城咲あい。小督の「両親は初恋の人同士だったのだろうか」と疑問に感ずる結婚前から、政略で時の天皇が寵愛する側室になり、隠棲するものの、最愛の人の求めによって天皇のもとにもどり、出家するまで、という人生の大半が描かれている。この1人の女性の人生の過程を、城咲も女役としてはかなりキャリアがあり、月組の主力戦力なのできっちりまとめている。しかし、『平家物語』の小督の部分は覚えていないが、ちらし・プログラムから受けるイメージは「都一の美女」「深窓の令嬢」「男性の憧れ」から、削りたての鉛筆の芯のようなすがすがしさが一貫してあったらもっとよくなったのではないだろうか。
青樹泉。平清盛がいる限りは、天皇は所詮「お飾り」でしかないことを熟知して、「うつけ」を装うものの、あまりに清盛の度が過ぎると、今風に言うと「キレて」しまって、槍を持ち出す、というむしろ彼が登場人物の中で一番の「かごの鳥」であったのでは、という人物だ。青樹は「うつけ」と「考えている」ところの差はよかったが、今ひとつ病弱に見えないのと(ごめんなさい!)、ポスターにのるぐらいなら、「うつけ」を装う決心をする場面とか作ってもらってもよかったかも。
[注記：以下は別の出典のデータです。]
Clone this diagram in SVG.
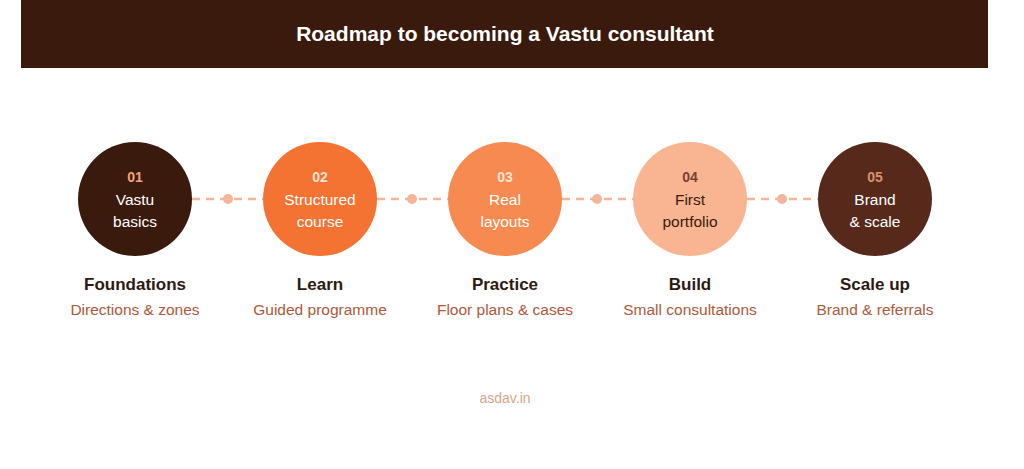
<svg xmlns="http://www.w3.org/2000/svg" width="1024" height="469" viewBox="0 0 1024 469">
<style>
text{font-family:"Liberation Sans",Arial,sans-serif;text-anchor:middle}
.num{font-size:14px;font-weight:bold}
.in{font-size:15.5px}
.t{font-size:17px;font-weight:bold;fill:#2e1a12}
.s{font-size:15.5px;fill:#b0583a}
.c{stroke:#f5b598;stroke-width:2.5;stroke-dasharray:8 6;fill:none}
.d{fill:#f5b598}
</style>
<rect width="1024" height="469" fill="#fff"/>
<rect x="21" y="0" width="967" height="68" fill="#3a1a0c"/>
<text x="505" y="41" style="font-size:21px;font-weight:bold;fill:#fff">Roadmap to becoming a Vastu consultant</text>
<g id="connectors">
<path class="c" d="M192 199H263M377 199H448M562 199H633M747 199H818"/>
<circle class="d" cx="228" cy="199" r="5"/><circle class="d" cx="412" cy="199" r="5"/><circle class="d" cx="597" cy="199" r="5"/><circle class="d" cx="782" cy="199" r="5"/>
</g>
<g id="n1"><circle cx="135" cy="199" r="57" fill="#3a1a0c"/><text class="num" x="135" y="182" fill="#f3a27a">01</text><text class="in" x="135" y="205" fill="#fff">Vastu</text><text class="in" x="135" y="227" fill="#fff">basics</text><text class="t" x="135" y="290">Foundations</text><text class="s" x="135" y="315">Directions &amp; zones</text></g>
<g id="n2"><circle cx="320" cy="199" r="57" fill="#f47232"/><text class="num" x="320" y="182" fill="#fde3d2">02</text><text class="in" x="320" y="205" fill="#fff">Structured</text><text class="in" x="320" y="227" fill="#fff">course</text><text class="t" x="320" y="290">Learn</text><text class="s" x="320" y="315">Guided programme</text></g>
<g id="n3"><circle cx="505" cy="199" r="57" fill="#f78a50"/><text class="num" x="505" y="182" fill="#fde3d2">03</text><text class="in" x="505" y="205" fill="#fff">Real</text><text class="in" x="505" y="227" fill="#fff">layouts</text><text class="t" x="505" y="290">Practice</text><text class="s" x="505" y="315">Floor plans &amp; cases</text></g>
<g id="n4"><circle cx="690" cy="199" r="57" fill="#f9b592"/><text class="num" x="690" y="182" fill="#7a4030">04</text><text class="in" x="690" y="205" fill="#3a1a0c">First</text><text class="in" x="690" y="227" fill="#3a1a0c">portfolio</text><text class="t" x="690" y="290">Build</text><text class="s" x="690" y="315">Small consultations</text></g>
<g id="n5"><circle cx="875" cy="199" r="57" fill="#57291a"/><text class="num" x="875" y="182" fill="#d9906e">05</text><text class="in" x="875" y="205" fill="#fff">Brand</text><text class="in" x="875" y="227" fill="#fff">&amp; scale</text><text class="t" x="875" y="290">Scale up</text><text class="s" x="875" y="315">Brand &amp; referrals</text></g>
<text x="505" y="403" style="font-size:14px;fill:#d9a58a">asdav.in</text>
</svg>
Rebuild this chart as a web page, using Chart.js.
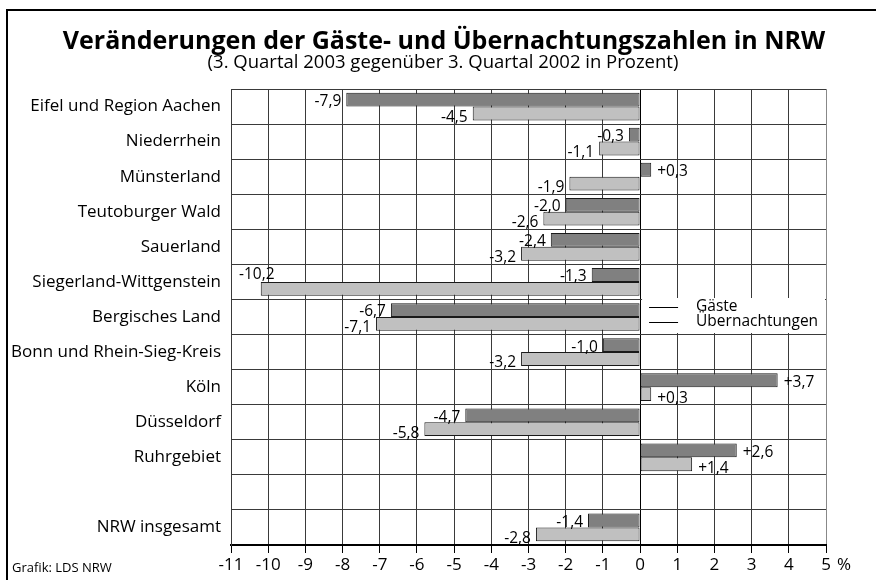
<!DOCTYPE html>
<html>
<head>
<meta charset="utf-8">
<script src="https://cdn.jsdelivr.net/npm/chart.js@4.4.1/dist/chart.umd.min.js"></script>
<style>
  html, body { margin: 0; padding: 0; background: #fff; }
  #wrap { width: 876px; height: 580px; position: relative; }
</style>
</head>
<body>
<div id="wrap"><canvas id="c" width="876" height="580"></canvas></div>
<script>
const categories = [
  'Eifel und Region Aachen', 'Niederrhein', 'Münsterland', 'Teutoburger Wald',
  'Sauerland', 'Siegerland-Wittgenstein', 'Bergisches Land', 'Bonn und Rhein-Sieg-Kreis',
  'Köln', 'Düsseldorf', 'Ruhrgebiet', '', 'NRW insgesamt'
];
const gaeste = [-7.9, -0.3, 0.3, -2.0, -2.4, -1.3, -6.7, -1.0, 3.7, -4.7, 2.6, null, -1.4];
const uebernachtungen = [-4.5, -1.1, -1.9, -2.6, -3.2, -10.2, -7.1, -3.2, 0.3, -5.8, 1.4, null, -2.8];
const seriesNames = ['Gäste', 'Übernachtungen'];
const xMin = -11, xMax = 5;
const titleText = 'Veränderungen der Gäste- und Übernachtungszahlen in NRW';
const subtitleText = '(3. Quartal 2003 gegenüber 3. Quartal 2002 in Prozent)';
const sourceText = 'Grafik: LDS NRW';
const unitText = '%';

const FONT = '"Open Sans", "Noto Sans", sans-serif';

function fmt(v) {
  const s = Math.abs(v).toFixed(1).replace('.', ',');
  return (v > 0 ? '+' : '-') + s;
}

const decoPlugin = {
  id: 'deco',
  afterDraw(chart) {
    const ctx = chart.ctx;
    const area = chart.chartArea;
    const xs = chart.scales.x;
    ctx.save();
    // frame
    ctx.strokeStyle = '#000';
    ctx.lineWidth = 2;
    ctx.beginPath();
    ctx.moveTo(7, 590);
    ctx.lineTo(7, 10);
    ctx.lineTo(880, 10);
    ctx.stroke();

    // title
    ctx.fillStyle = '#000';
    ctx.textAlign = 'center';
    ctx.textBaseline = 'middle';
    ctx.font = 'bold 25px ' + FONT;
    ctx.fillText(titleText, 444, 42);
    ctx.font = '18.5px ' + FONT;
    ctx.fillText(subtitleText, 443, 63);

    // source & unit
    ctx.textAlign = 'left';
    ctx.font = '13px ' + FONT;
    ctx.fillText(sourceText, 12, 568);
    ctx.font = '17px ' + FONT;
    ctx.fillText(unitText, area.right + 11, 565);

    // value labels
    ctx.font = '15.5px ' + FONT;
    chart.data.datasets.forEach((ds, di) => {
      const meta = chart.getDatasetMeta(di);
      meta.data.forEach((bar, i) => {
        const v = ds.data[i];
        if (v === null || v === undefined) return;
        const p = bar.getProps(['x', 'y', 'base', 'height'], true);
        const txt = fmt(v);
        const w = ctx.measureText(txt).width;
        ctx.textBaseline = 'middle';
        let ty = p.y + (di === 0 ? 2 : 4);
        if (v < 0) {
          let tx = p.x - 5;
          if (tx - w < area.left + 2) {
            ctx.textAlign = 'left';
            ctx.fillText(txt, area.left + 8, p.y - p.height / 2 - 7);
          } else {
            ctx.textAlign = 'right';
            ctx.fillText(txt, tx, ty);
          }
        } else {
          ctx.textAlign = 'left';
          ctx.fillText(txt, p.x + 6, ty);
        }
      });
    });

    // legend
    const lx = xs.getPixelForValue(0) + 2;
    const ly = 298;
    ctx.fillStyle = '#fff';
    ctx.fillRect(lx, ly, area.right - lx - 1, 35);
    ctx.strokeStyle = '#000';
    ctx.lineWidth = 1;
    const rows = [307.5, 322.5];
    ctx.font = '15.5px ' + FONT;
    ctx.fillStyle = '#000';
    ctx.textAlign = 'left';
    ctx.textBaseline = 'middle';
    seriesNames.forEach((n, k) => {
      ctx.beginPath();
      ctx.moveTo(lx + 7, rows[k]);
      ctx.lineTo(lx + 36, rows[k]);
      ctx.stroke();
      ctx.fillText(n, lx + 54, rows[k] - 1);
    });
    ctx.restore();
  }
};

new Chart(document.getElementById('c'), {
  type: 'bar',
  data: {
    labels: categories,
    datasets: [
      {
        label: seriesNames[0],
        data: gaeste,
        backgroundColor: '#808080',
        borderColor: '#1a1a1a',
        borderWidth: 1,
        borderSkipped: false,
        categoryPercentage: 0.79,
        barPercentage: 1.0
      },
      {
        label: seriesNames[1],
        data: uebernachtungen,
        backgroundColor: '#c0c0c0',
        borderColor: '#1a1a1a',
        borderWidth: 1,
        borderSkipped: false,
        categoryPercentage: 0.79,
        barPercentage: 1.0
      }
    ]
  },
  options: {
    indexAxis: 'y',
    responsive: false,
    animation: false,
    devicePixelRatio: 1,
    layout: { padding: { top: 89, right: 50, left: 0, bottom: 0 } },
    plugins: {
      legend: { display: false },
      title: { display: false },
      tooltip: { enabled: false }
    },
    scales: {
      x: {
        type: 'linear',
        min: xMin,
        max: xMax,
        afterFit(scale) { scale.height = 35; },
        ticks: {
          stepSize: 1,
          color: '#000',
          font: { family: FONT, size: 17 },
          padding: 2,
          callback: (v) => String(v)
        },
        grid: {
          color: (c) => c.tick && c.tick.value === 0 ? '#000' : (c.tick && c.tick.value === xMax ? '#888' : '#3a3a3a'),
          lineWidth: 1,
          tickLength: 8,
          tickColor: '#000'
        },
        border: { color: '#000', width: 2 }
      },
      y: {
        type: 'category',
        afterFit(scale) { scale.width = 231; },
        ticks: {
          color: '#000',
          font: { family: FONT, size: 17 },
          padding: 10,
          autoSkip: false
        },
        grid: {
          offset: true,
          color: '#3a3a3a',
          lineWidth: 1,
          drawTicks: false
        },
        border: { color: '#3a3a3a', width: 1 }
      }
    }
  },
  plugins: [decoPlugin]
});
</script>
</body>
</html>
青葉みちる。徳子の政治の道具に使われるゆえの父への反発、他の女性への嫉妬、など「建礼門院」のイメージとはかなり違った、生々しい女性像だった。青葉は鬱屈感とエゴを両立させており、物語のフィクサーと十分なりえた。
明日海りお。どちらかというとやんちゃ坊主だが、知家が自分より優れていることを素直に認め、本当の兄弟だと思う、所詮お坊ちゃま。そんな彼が一人謀反の濡れ衣をかぶせられ、知家に介錯してもらう運命になる哀れさはよく出ていた。
専科の立ともみの凄み、磯野千尋の温かさはドラマにスパイスとなり、流石に存在が最後まで消えない。
最後に、主人公の命を奪う狭霧を演じた彩央寿音が、どすぐろい血のような黒の存在で印象に残り、プログラムで確認した次第である。